In a virtual address June 3 to the Organisation of African, Caribbean and Pacific States, South African President Cyril Ramaphosa condemned Floyd's murder and said he shared the anger of millions in the U.S. and across the world.

"As countries that have borne the brunt of racial discrimination over centuries, we need to work together to end the scourge of racial violence, wherever it occurs. By working together, we can build a peaceful, just, healthy and prosperous global community," said Ramaphosa, who is African Union chairman.

The Forum of Former African Heads of State and Government urged African countries to "raise a strong protest" to the killing and demand that the "perpetrators of this crime and all other crimes of this sort be punished in the strongest terms."

"What level of cruelty must you reach that the entire world finally wakes up and manifests its indignation," said a June 3 statement released by former Beninese President Nicephore Soglo. "Who would dare here, their face visible, to treat in such a way a European, an Arab, an Israeli, an Indian, a Chinese, a Japanese, an Argentinian, etc.? Enough is enough."

Jerry John Rawlings, Ghana's former president, asked: "If some of these atrocities, especially from some white police officers against black citizens, cannot shock the American populace to see evidence of their own decline, what can?

"How can a police officer be the source of such cruel, violent death with knee choking down a black man's neck till he is motionless?
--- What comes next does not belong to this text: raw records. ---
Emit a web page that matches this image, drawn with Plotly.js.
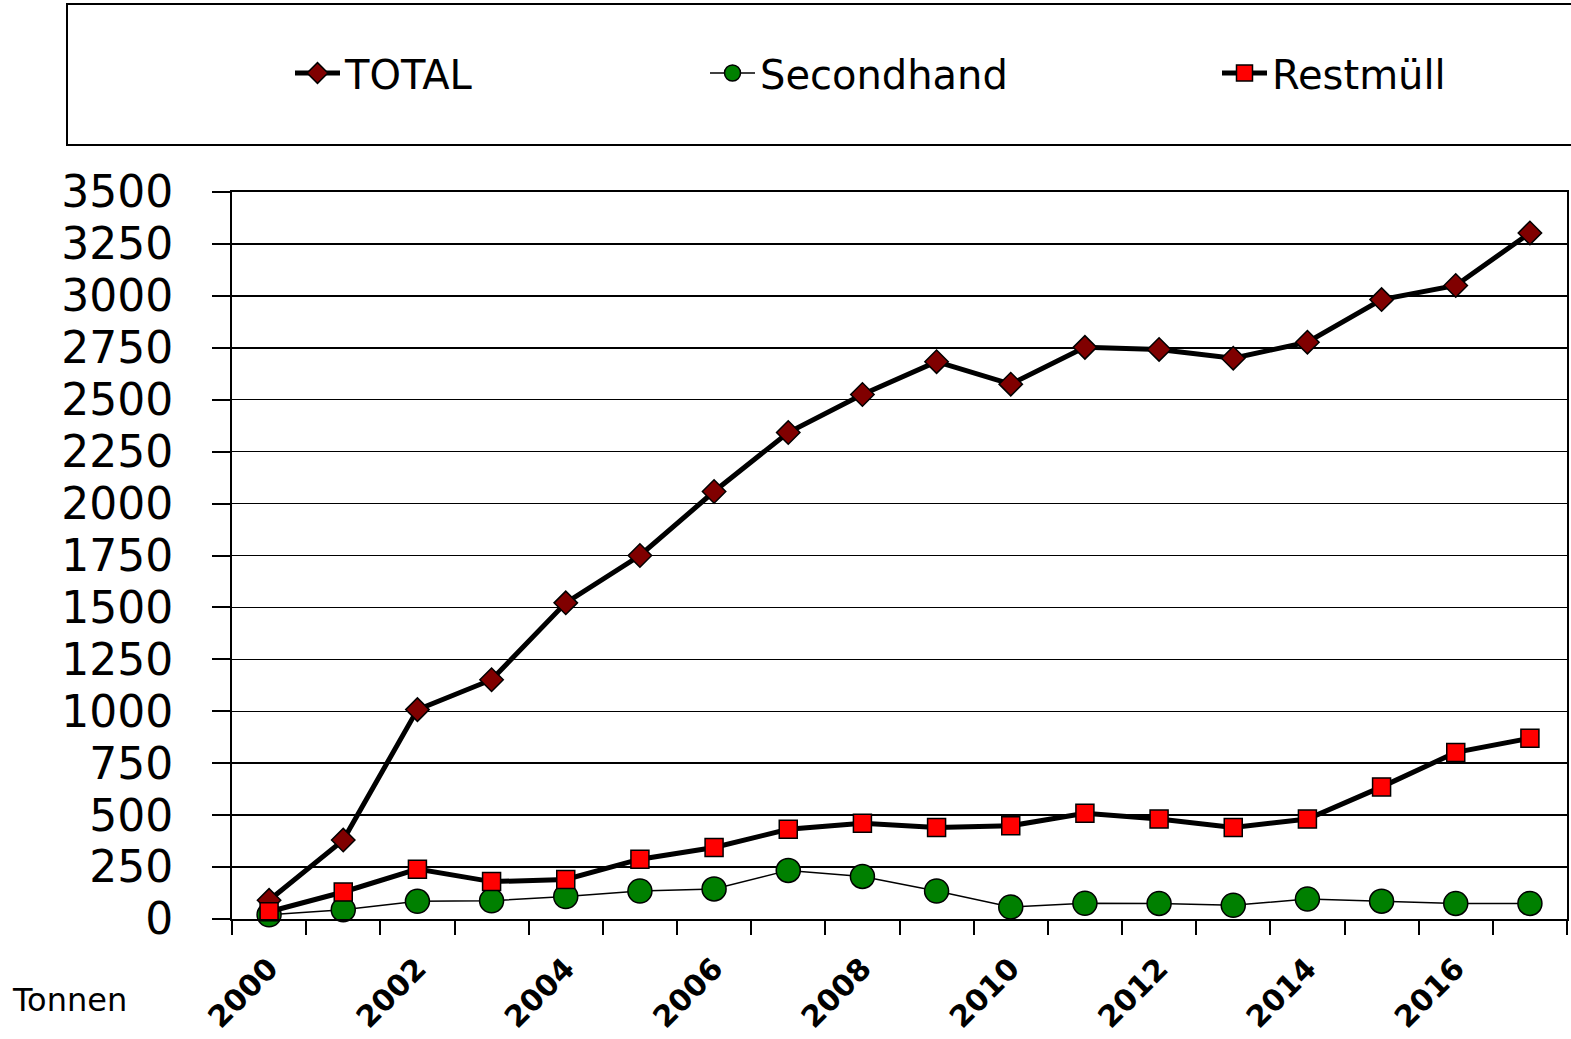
<!DOCTYPE html>
<html>
<head>
<meta charset="utf-8">
<script src="https://cdn.plot.ly/plotly-3.0.1.min.js"></script>
<style>html,body{margin:0;padding:0;background:#fff;}#chart{width:1571px;height:1039px;}</style>
</head>
<body>
<div id="chart"></div>
<script>
// Data (tonnes per year)
const years = [2000, 2001, 2002, 2003, 2004, 2005, 2006, 2007, 2008, 2009, 2010, 2011, 2012, 2013, 2014, 2015, 2016, 2017];
const totalValues = [90, 380, 1008, 1152, 1522, 1750, 2058, 2342, 2525, 2683, 2575, 2752, 2742, 2700, 2777, 2982, 3050, 3303];
const secondhandValues = [20, 45, 85, 88, 108, 135, 145, 234, 205, 135, 58, 76, 75, 66, 96, 86, 75, 75];
const restmuellValues = [35, 130, 240, 180, 190, 288, 344, 432, 461, 441, 449, 509, 481, 441, 481, 636, 802, 870];
const xTickYears = [2000, 2002, 2004, 2006, 2008, 2010, 2012, 2014, 2016];
const xTickLabels = ["2000", "2002", "2004", "2006", "2008", "2010", "2012", "2014", "2016"];
const yTicks = [0, 250, 500, 750, 1000, 1250, 1500, 1750, 2000, 2250, 2500, 2750, 3000, 3250, 3500];
const seriesNames = ["TOTAL", "Secondhand", "Restmüll"];

const FONT = "DejaVu Sans, Liberation Sans, sans-serif";

const traces = [
  {
    x: years, y: totalValues, name: seriesNames[0], type: "scatter", mode: "lines+markers",
    line: {color: "#000000", width: 5},
    marker: {symbol: "diamond", size: 18, color: "#800000", line: {color: "#000000", width: 1.5}},
    cliponaxis: false, legend: "legend"
  },
  {
    x: years, y: secondhandValues, name: seriesNames[1], type: "scatter", mode: "lines+markers",
    line: {color: "#000000", width: 1.5},
    marker: {symbol: "circle", size: 24, color: "#008000", line: {color: "#000000", width: 1.5}},
    cliponaxis: false, legend: "legend2"
  },
  {
    x: years, y: restmuellValues, name: seriesNames[2], type: "scatter", mode: "lines+markers",
    line: {color: "#000000", width: 5},
    marker: {symbol: "square", size: 18, color: "#FF0000", line: {color: "#000000", width: 1.5}},
    cliponaxis: false, legend: "legend3"
  }
];

const W = 1571, H = 1039, ML = 232, MR = 4, MT = 192, MB = 120;
const PW = W - ML - MR, PH = H - MT - MB;
function px(x) { return (x - ML) / PW; }
function py(y) { return (H - MB - y) / PH; }

function leg(xpix) {
  return {
    x: px(xpix), xanchor: "left", y: py(73), yanchor: "middle",
    orientation: "h", bgcolor: "rgba(0,0,0,0)", borderwidth: 0,
    font: {family: FONT, size: 40, color: "#000"}, itemwidth: 45
  };
}

const layout = {
  width: W, height: H,
  margin: {l: ML, r: MR, t: MT, b: MB, pad: 0},
  paper_bgcolor: "#ffffff", plot_bgcolor: "#ffffff",
  font: {family: FONT, color: "#000"},
  showlegend: true,
  legend: leg(290),
  legend2: leg(705),
  legend3: leg(1217),
  xaxis: {
    type: "linear", range: [1999.5, 2017.5], fixedrange: true,
    tickmode: "array", tickvals: xTickYears, ticktext: xTickLabels,
    tickangle: -45, ticks: "", ticklabelstandoff: 18,
    tickfont: {family: FONT, size: 30, color: "#000", weight: "bold"},
    showgrid: false, zeroline: false,
    showline: true, linecolor: "#000", linewidth: 2, mirror: true,
    minor: {tick0: 1999.5, dtick: 1, ticks: "outside", ticklen: 14, tickwidth: 2, tickcolor: "#000", showgrid: false}
  },
  yaxis: {
    range: [0, 3500], fixedrange: true,
    tickmode: "array", tickvals: yTicks, ticktext: yTicks.map(String),
    ticks: "outside", ticklen: 18, tickwidth: 2, tickcolor: "#000",
    ticklabelstandoff: 30,
    tickfont: {family: FONT, size: 44, color: "#000"},
    showgrid: true, gridcolor: "#000", gridwidth: 1.5, zeroline: false,
    showline: true, linecolor: "#000", linewidth: 2, mirror: true
  },
  shapes: [
    {type: "rect", xref: "paper", yref: "paper", x0: px(67), x1: px(1580), y0: py(145), y1: py(4),
     line: {color: "#000", width: 2}, fillcolor: "rgba(0,0,0,0)", layer: "above"}
  ],
  annotations: [
    {xref: "paper", yref: "paper", x: px(10), y: py(1000), xanchor: "left", yanchor: "middle",
     text: "Tonnen", showarrow: false, font: {family: FONT, size: 32, color: "#000"}}
  ]
};

Plotly.newPlot("chart", traces, layout, {displayModeBar: false, staticPlot: true});
</script>
</body>
</html>
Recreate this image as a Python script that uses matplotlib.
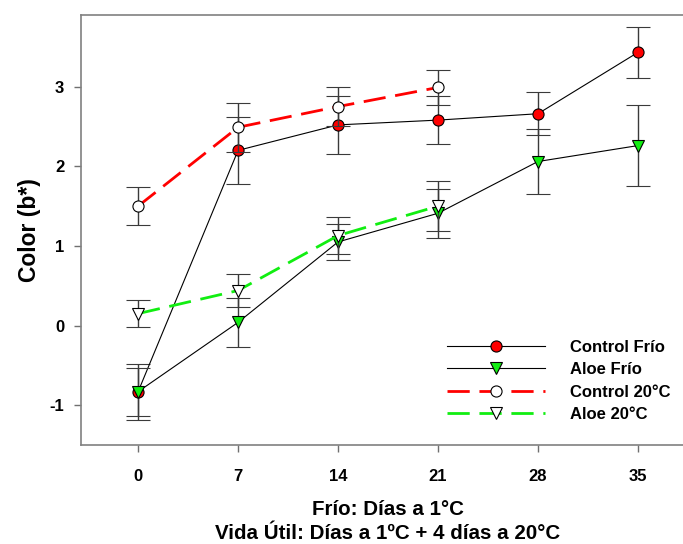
import numpy as np
import matplotlib
matplotlib.use("Agg")
import matplotlib.pyplot as plt
from matplotlib.lines import Line2D

plt.rcParams['font.family'] = ['Liberation Sans', 'DejaVu Sans']

dias = [0, 7, 14, 21, 28, 35]
dias_20 = [0, 7, 14, 21]

control_frio = [-0.83, 2.20, 2.52, 2.58, 2.66, 3.43]
control_frio_err = [0.35, 0.42, 0.36, 0.30, 0.27, 0.32]
aloe_frio = [-0.83, 0.04, 1.05, 1.41, 2.06, 2.26]
aloe_frio_err = [0.30, 0.31, 0.23, 0.31, 0.41, 0.51]
control_20 = [1.50, 2.49, 2.75, 2.99]
control_20_err = [0.24, 0.31, 0.24, 0.22]
aloe_20 = [0.15, 0.44, 1.13, 1.50]
aloe_20_err = [0.165, 0.21, 0.23, 0.31]

x_ticks = [0, 7, 14, 21, 28, 35]
y_ticks = [-1, 0, 1, 2, 3]

W, H = 683, 544
fig = plt.figure(figsize=(W / 100, H / 100), dpi=100)
ax = fig.add_axes([81 / W, 1 - 445 / H, (695 - 81) / W, (445 - 15) / H])

err_kw = dict(ecolor='#3a3a3a', elinewidth=1.0, capsize=8.5, capthick=1.0)
verde = '#11ee11'

series = [
    (dias, control_frio, control_frio_err, 'black', 0.8, None, 'o', '#ff0000', 'Control Frío'),
    (dias, aloe_frio, aloe_frio_err, 'black', 0.8, None, 'v', verde, 'Aloe Frío'),
    (dias_20, control_20, control_20_err, '#ff0000', 2, (8, 3.5), 'o', 'white', 'Control 20°C'),
    (dias_20, aloe_20, aloe_20_err, verde, 2, (8, 3.5), 'v', 'white', 'Aloe 20°C'),
]

handles = []
for i, (x, y, e, col, lw, dash, mk, fc, lab) in enumerate(series):
    ms = 8 if mk == 'o' else 8.5
    style = dict(color=col, lw=lw, marker=mk, ms=ms, mfc=fc, mec='black', mew=0.8)
    if dash:
        style['dashes'] = dash
    ax.errorbar(x, y, yerr=e, zorder=3 + i, **style, **err_kw)
    handles.append(Line2D([], [], label=lab, **style))

ax.set_xlim(-4, 39)
ax.set_ylim(-1.5, 3.9)
ax.set_xticks(x_ticks)
ax.set_yticks(y_ticks)
ax.set_xticklabels([str(t) for t in x_ticks], fontsize=12, fontweight='bold')
ax.set_yticklabels([str(t) for t in y_ticks], fontsize=12, fontweight='bold')
ax.tick_params(direction='out', length=5, width=1, color='#707070')
ax.tick_params(axis='x', pad=12)
ax.tick_params(axis='y', pad=7)
for s in ax.spines.values():
    s.set_color('#808080')
    s.set_linewidth(1.2)

ax.set_xlabel('Frío: Días a 1°C\nVida Útil: Días a 1ºC + 4 días a 20°C',
              fontsize=14.8, fontweight='bold', linespacing=1.3, labelpad=12)
ax.set_ylabel('Color (b*)', fontsize=16.5, fontweight='bold', labelpad=6)

ax.legend(handles=handles, loc='upper left', bbox_to_anchor=(0.596, 0.245),
          frameon=False, prop={'weight': 'bold', 'size': 12},
          handlelength=5.9, handletextpad=1.5, labelspacing=0.45,
          borderpad=0, borderaxespad=0)

fig.savefig('out.png', dpi=100)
And why do these cruelties end up in farcical trials that see the evil culprits escape justice and capital punishment?" he asked.

The Pan-African Parliament said it "stands in solidarity against injustice, racism, discrimination, and violence of any kind based on race and ethnicity."

Following Floyd's death, U.S. embassies in Kenya, Uganda, Zimbabwe, Tanzania and Congo have also issued rare statements of concern and called for justice.

"We are deeply troubled by the death of Mr. George Floyd in Minneapolis. The U.S. Department of Justice is conducting a full criminal investigation as a top priority. Law enforcement officials must be held accountable in every country," the U.S. Embassy to Kenya said in a tweet.

Brian A. Nichols, the U.S. ambassador to Zimbabwe, said, "As an African American, for as long as I can remember I have known that my rights and my body were not fully my own. I have always known that America, conceived in liberty, has always aspired to be better-a shining city on a hill -- and that's why I have dedicated my life to her service."

"In a long unbroken line of black men and women, George Floyd gave the last full measure of devotion to point to us toward a new birth of freedom," he added.

In a tweet, the U.S. Embassy in Uganda said: "We are deeply troubled by the death of George Floyd in Minneapolis. Authorities have fired the officers involved and are conducting a full investigation. Government officials should not operate with impunity in any country."